--- BEGIN DATASET EXCERPT ---
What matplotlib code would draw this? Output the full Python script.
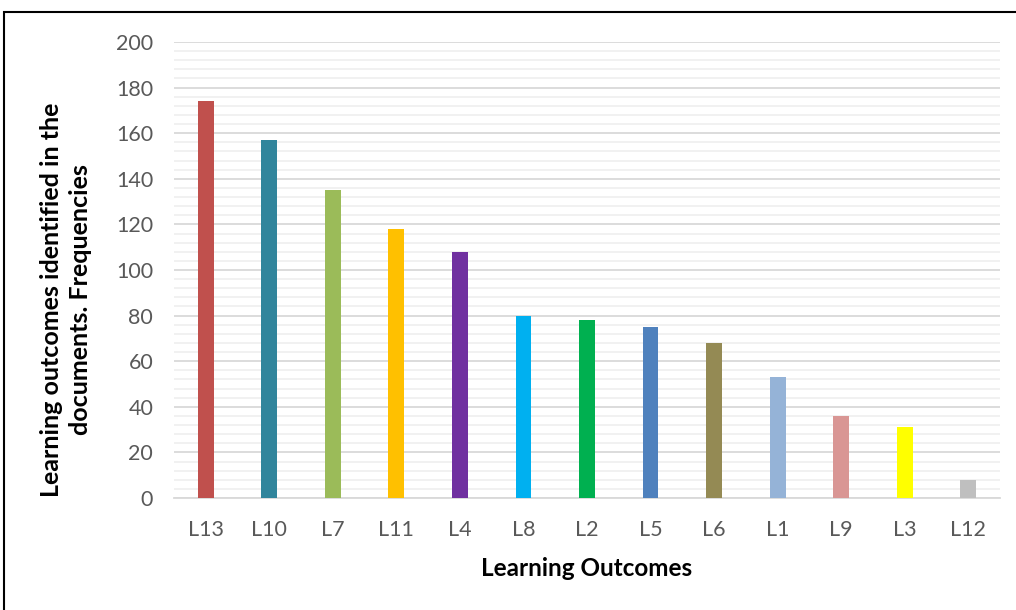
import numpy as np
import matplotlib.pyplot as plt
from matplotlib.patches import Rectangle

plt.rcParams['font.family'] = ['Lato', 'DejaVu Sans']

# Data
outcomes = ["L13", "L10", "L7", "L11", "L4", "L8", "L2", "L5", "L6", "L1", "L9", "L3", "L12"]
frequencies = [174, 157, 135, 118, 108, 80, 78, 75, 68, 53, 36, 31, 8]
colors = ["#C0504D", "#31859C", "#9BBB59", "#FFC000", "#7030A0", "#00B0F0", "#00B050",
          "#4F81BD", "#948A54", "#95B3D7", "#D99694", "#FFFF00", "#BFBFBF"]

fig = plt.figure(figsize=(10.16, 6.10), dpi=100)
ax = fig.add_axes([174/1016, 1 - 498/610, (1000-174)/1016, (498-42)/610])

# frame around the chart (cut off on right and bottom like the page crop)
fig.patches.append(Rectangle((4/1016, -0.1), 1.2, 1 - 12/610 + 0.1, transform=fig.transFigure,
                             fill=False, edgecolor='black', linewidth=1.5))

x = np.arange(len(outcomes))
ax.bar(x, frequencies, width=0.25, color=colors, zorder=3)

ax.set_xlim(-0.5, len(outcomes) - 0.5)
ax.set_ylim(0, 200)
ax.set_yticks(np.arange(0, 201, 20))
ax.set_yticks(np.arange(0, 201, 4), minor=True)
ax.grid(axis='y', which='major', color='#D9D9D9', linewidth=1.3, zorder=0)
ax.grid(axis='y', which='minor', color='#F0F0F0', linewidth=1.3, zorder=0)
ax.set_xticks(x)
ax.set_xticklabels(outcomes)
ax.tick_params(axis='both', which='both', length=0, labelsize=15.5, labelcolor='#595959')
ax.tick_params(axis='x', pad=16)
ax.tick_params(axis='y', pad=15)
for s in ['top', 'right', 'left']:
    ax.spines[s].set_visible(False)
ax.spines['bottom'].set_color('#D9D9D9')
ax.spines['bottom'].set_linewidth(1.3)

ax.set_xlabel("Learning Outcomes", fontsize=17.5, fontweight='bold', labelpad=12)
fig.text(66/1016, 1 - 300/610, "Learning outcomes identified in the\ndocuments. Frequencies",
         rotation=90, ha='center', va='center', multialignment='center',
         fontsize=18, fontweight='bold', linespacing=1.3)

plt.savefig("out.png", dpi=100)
--- END DATASET EXCERPT ---
# EXERCISE GOAL:
Your task is to return the lines above, from the first one up to and including the line containing "ax.bar(x, frequencies, width=0.25, color=colors, zorder=3)", minus any pictures.

# RESPONSE FOR THIS EXERCISE:
What matplotlib code would draw this? Output the full Python script.
import numpy as np
import matplotlib.pyplot as plt
from matplotlib.patches import Rectangle

plt.rcParams['font.family'] = ['Lato', 'DejaVu Sans']

# Data
outcomes = ["L13", "L10", "L7", "L11", "L4", "L8", "L2", "L5", "L6", "L1", "L9", "L3", "L12"]
frequencies = [174, 157, 135, 118, 108, 80, 78, 75, 68, 53, 36, 31, 8]
colors = ["#C0504D", "#31859C", "#9BBB59", "#FFC000", "#7030A0", "#00B0F0", "#00B050",
          "#4F81BD", "#948A54", "#95B3D7", "#D99694", "#FFFF00", "#BFBFBF"]

fig = plt.figure(figsize=(10.16, 6.10), dpi=100)
ax = fig.add_axes([174/1016, 1 - 498/610, (1000-174)/1016, (498-42)/610])

# frame around the chart (cut off on right and bottom like the page crop)
fig.patches.append(Rectangle((4/1016, -0.1), 1.2, 1 - 12/610 + 0.1, transform=fig.transFigure,
                             fill=False, edgecolor='black', linewidth=1.5))

x = np.arange(len(outcomes))
ax.bar(x, frequencies, width=0.25, color=colors, zorder=3)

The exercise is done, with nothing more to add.